At the same time, her fantasizing about the perfection of "Wyatt Dunn" causes her to overlook the very, very good aspects of Callahan O'Shea. He's hot, he's a capable carpenter, but he does come with a past: he just served nineteen months in federal prison for embezzling. Grace not only writes him off initially because of his past, but she's incredibly, even cruelly, judgmental of him, without considering his present behaviour.
However, I found myself enjoying this book because Grace is such a winsome character. She's silly, and emotionally dependent, and childish, and very flawed, but you understand the thoughts and reasoning behind her actions belong to a fundamentally good person. Higgins also creates a memorable cast of characters - all of whom manage to be "quirky" while at the same time well-rounded. I particularly like how Higgins portrays Grace's family - yes, they're kooky, but not cartoons and not unloving.
Also, I was never bothered by Grace's lie of Wyatt Dunn, not once, for her family situation is a complex and painful one that the bald truth wouldn't have fixed. It's also easier to tolerate knowing the lie isn't just for her own sake, but so that Natalie and Andrew can be happy and explore their relationship without feeling shame over Grace.
This, however, leads me to my main problem with the novel: the ending. **Here Be Spoilers!**
The ending is, to put it bluntly, a blatant cop-out that ruins the complexity and realism of the first half of the book. We get to Andrew and Natalie's wedding - and guess what? Andrew waffles and walks out on her, too! And all so we can get some wa-ha-hacky hijinks of Grace punching Andrew in the face, Grace's parents being more open about their feelings, and Natalie - hell, I have no idea what this was supposed to do about her character.
Honestly, the more I think about this ending, the angrier and more disappointed it makes me. The whole point behind the conflict at the beginning of the book, behind the fact that Andrew dumped Grace for Natalie, was that it was True Love, the "kablammy" as Grace eloquently puts it. Andrew and Natalie just couldn't help it. We even get flashbacks describing Andrew and Natalie's love for each other - as well as the fact that, for a while, they'd suffered in silence apart, unwilling to date each other for fear of wounding Grace.
Part of Grace's real anguish was the fact that she couldn't really, truly be angry at Andrew and Natalie because they so obviously cared for each other. Not to mention part of the book's charm was that there weren't any villains - just obstacles.
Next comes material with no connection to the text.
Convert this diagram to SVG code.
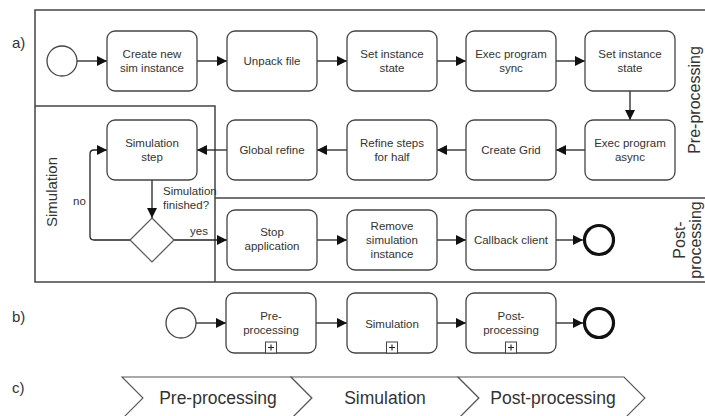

Andrew wasn't an evil ex - just a flake and a bit of a wimp. Really, Grace was her own worst enemy. I was fully expecting Andrew and Natalie to be happily married - and Grace to be happy with herself because she bagged a hot Scot-Irishman with a criminal record.
That makes Andrew's decision at the end all the more mind-boggling. So it wasn't true love from the start? It wasn't kablammy? Grace really was dumped because she wasn't good enough? What the hell does that mean? I mean SERIOUSLY. What was accomplished by Andrew being a villain? Instead of having a rich and dramatic and original narrative situation, we're back to the old romantic saw of the Scummy Ex Who Is Always Scummy Because the Plot Demands it.
**Here Endeth the Spoilers**
Despite the good this novel has to offer, it isn't perfect. Some may find Grace a little too cloying, or be annoyed by Higgins' unfortunately-evocative depiction of Grace's "adowable" poorly-trained lapdog, or just plain ol' pissed off by Grace's high-handed treatment of Callahan at the start of the novel. Nevertheless, most of the elements of this book (except for the **end**) worked really well for me.